Items:
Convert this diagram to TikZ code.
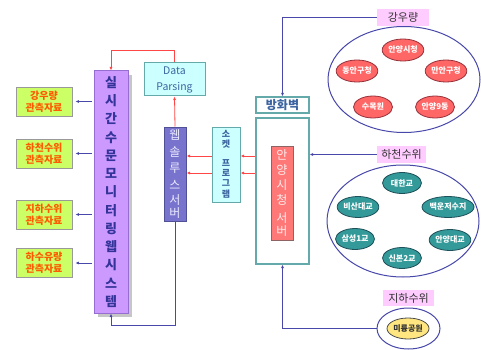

* * *

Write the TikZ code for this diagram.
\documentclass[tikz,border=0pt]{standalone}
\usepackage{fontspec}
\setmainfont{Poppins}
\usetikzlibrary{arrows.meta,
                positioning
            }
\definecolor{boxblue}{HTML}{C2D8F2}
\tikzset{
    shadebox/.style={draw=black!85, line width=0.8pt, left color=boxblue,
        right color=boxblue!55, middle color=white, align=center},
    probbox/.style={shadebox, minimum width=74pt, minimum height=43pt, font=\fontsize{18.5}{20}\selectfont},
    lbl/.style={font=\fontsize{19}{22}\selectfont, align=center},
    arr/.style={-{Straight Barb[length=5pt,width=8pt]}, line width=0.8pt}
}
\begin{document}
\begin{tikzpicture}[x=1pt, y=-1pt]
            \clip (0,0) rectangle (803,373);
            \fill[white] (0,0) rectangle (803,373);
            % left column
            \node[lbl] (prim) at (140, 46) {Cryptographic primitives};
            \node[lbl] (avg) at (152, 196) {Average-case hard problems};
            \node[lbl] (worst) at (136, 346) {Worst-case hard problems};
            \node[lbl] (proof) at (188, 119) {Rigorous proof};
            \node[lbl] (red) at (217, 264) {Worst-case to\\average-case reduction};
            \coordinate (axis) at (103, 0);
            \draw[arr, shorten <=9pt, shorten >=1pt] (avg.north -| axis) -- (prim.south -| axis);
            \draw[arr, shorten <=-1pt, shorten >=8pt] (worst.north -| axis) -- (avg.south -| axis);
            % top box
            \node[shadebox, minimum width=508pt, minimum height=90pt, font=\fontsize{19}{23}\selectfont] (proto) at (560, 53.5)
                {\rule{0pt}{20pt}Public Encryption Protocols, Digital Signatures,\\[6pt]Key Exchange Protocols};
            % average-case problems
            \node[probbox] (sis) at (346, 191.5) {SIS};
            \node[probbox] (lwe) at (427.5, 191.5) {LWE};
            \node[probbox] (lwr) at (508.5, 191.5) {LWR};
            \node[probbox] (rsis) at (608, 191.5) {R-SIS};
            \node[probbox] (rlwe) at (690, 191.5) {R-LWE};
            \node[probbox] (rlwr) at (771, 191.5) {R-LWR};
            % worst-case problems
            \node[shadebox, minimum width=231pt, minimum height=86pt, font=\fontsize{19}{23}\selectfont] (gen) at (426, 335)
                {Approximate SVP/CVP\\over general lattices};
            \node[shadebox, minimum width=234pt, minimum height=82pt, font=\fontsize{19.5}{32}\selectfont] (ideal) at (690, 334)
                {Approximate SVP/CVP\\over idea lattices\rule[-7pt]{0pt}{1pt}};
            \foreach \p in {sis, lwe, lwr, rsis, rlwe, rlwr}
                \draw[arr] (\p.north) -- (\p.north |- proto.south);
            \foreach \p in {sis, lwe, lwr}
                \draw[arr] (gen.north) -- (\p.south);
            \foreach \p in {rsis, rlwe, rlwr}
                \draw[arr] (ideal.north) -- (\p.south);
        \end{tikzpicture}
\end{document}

---

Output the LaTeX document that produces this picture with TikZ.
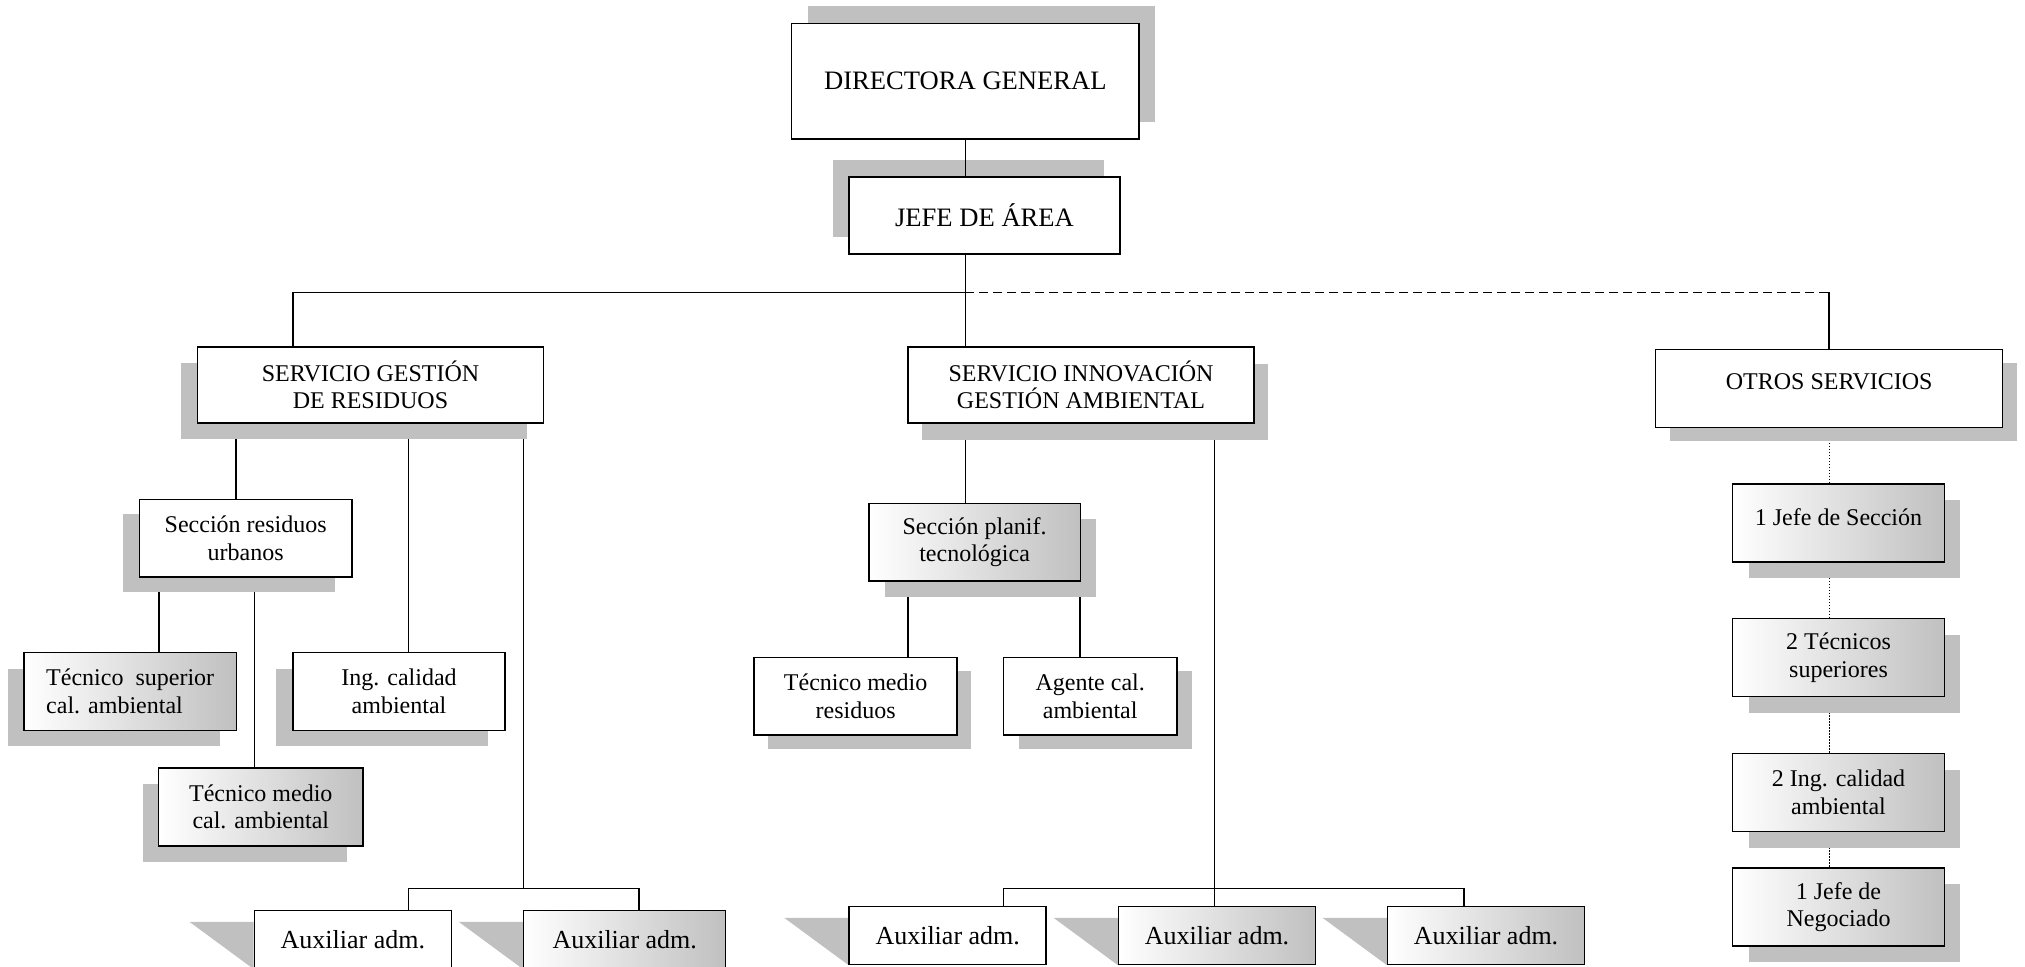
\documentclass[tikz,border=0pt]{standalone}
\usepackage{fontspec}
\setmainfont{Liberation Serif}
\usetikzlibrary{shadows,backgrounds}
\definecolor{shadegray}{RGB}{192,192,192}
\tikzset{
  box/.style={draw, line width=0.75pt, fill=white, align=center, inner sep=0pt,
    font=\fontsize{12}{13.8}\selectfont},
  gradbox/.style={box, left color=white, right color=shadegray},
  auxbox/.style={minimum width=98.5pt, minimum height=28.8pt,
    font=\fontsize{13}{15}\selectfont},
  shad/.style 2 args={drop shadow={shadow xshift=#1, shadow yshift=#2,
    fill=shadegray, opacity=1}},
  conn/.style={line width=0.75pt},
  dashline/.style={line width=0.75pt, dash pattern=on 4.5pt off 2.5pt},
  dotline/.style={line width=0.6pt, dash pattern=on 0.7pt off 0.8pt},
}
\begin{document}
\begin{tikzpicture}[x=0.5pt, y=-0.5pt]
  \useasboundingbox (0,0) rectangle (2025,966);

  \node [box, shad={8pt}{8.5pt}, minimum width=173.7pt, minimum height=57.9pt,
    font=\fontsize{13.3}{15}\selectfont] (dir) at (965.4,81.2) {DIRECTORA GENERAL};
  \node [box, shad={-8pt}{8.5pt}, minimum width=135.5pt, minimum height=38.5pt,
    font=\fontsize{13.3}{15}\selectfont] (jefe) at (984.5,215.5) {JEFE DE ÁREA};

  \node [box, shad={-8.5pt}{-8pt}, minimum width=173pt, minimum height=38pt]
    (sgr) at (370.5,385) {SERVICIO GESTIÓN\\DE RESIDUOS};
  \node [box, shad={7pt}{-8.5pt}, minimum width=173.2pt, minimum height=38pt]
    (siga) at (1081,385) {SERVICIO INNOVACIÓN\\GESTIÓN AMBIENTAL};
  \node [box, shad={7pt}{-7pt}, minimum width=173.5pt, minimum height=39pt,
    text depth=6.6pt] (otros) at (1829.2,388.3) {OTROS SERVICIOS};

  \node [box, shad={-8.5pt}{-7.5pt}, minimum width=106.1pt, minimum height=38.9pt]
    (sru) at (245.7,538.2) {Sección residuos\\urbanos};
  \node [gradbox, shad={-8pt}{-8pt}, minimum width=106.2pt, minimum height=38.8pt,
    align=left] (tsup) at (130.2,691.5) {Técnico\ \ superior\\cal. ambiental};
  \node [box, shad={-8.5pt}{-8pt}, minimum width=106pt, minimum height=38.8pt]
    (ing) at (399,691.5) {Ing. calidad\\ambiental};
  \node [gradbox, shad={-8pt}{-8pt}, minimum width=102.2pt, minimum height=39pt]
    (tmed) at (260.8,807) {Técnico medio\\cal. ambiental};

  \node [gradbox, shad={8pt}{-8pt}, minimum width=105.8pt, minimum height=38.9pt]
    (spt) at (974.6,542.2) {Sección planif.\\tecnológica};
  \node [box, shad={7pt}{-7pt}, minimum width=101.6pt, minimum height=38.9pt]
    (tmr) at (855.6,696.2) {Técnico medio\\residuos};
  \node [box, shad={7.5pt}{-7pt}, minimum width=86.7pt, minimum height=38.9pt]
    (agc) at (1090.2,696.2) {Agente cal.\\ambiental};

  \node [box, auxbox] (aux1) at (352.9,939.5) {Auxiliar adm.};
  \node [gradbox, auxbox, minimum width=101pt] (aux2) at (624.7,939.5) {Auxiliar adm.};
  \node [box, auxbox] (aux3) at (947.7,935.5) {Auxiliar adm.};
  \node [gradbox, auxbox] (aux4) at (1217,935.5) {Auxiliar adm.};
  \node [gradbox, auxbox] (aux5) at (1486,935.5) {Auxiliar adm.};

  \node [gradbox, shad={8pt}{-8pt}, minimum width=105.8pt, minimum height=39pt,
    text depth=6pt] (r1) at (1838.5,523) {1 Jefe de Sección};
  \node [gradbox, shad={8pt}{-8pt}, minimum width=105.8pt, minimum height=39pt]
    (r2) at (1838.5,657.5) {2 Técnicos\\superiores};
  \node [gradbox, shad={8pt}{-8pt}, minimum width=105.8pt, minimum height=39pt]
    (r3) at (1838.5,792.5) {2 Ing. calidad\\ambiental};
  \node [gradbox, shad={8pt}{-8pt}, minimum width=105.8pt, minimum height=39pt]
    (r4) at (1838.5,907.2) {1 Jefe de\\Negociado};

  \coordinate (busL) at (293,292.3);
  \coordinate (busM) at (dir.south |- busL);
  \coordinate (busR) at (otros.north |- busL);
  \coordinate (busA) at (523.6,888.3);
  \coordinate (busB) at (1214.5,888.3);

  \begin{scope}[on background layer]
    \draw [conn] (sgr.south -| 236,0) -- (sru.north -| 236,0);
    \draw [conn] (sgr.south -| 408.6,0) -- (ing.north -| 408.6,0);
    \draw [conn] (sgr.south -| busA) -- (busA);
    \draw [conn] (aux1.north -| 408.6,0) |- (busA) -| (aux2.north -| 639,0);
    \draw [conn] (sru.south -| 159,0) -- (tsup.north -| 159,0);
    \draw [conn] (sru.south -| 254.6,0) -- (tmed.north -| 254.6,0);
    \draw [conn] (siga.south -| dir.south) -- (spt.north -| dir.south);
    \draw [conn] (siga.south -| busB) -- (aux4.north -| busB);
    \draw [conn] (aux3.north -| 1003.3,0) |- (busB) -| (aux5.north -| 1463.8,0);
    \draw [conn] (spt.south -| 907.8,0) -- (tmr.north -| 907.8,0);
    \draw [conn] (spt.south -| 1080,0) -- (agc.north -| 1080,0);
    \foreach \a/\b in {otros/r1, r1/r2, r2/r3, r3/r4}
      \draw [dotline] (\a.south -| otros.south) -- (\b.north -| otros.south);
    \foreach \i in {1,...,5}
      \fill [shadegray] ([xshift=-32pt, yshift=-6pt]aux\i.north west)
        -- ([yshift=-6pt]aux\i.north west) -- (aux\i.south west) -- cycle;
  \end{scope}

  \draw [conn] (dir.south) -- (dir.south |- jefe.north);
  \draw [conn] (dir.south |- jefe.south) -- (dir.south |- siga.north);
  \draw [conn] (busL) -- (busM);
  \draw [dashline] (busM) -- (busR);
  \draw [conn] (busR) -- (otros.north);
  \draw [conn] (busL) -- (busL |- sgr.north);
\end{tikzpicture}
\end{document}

What is required: Pick every line with "this" in it and copy it.

Solved exercise:
Convert this diagram to TikZ code.
Write the TikZ code for this diagram.
Output the LaTeX document that produces this picture with TikZ.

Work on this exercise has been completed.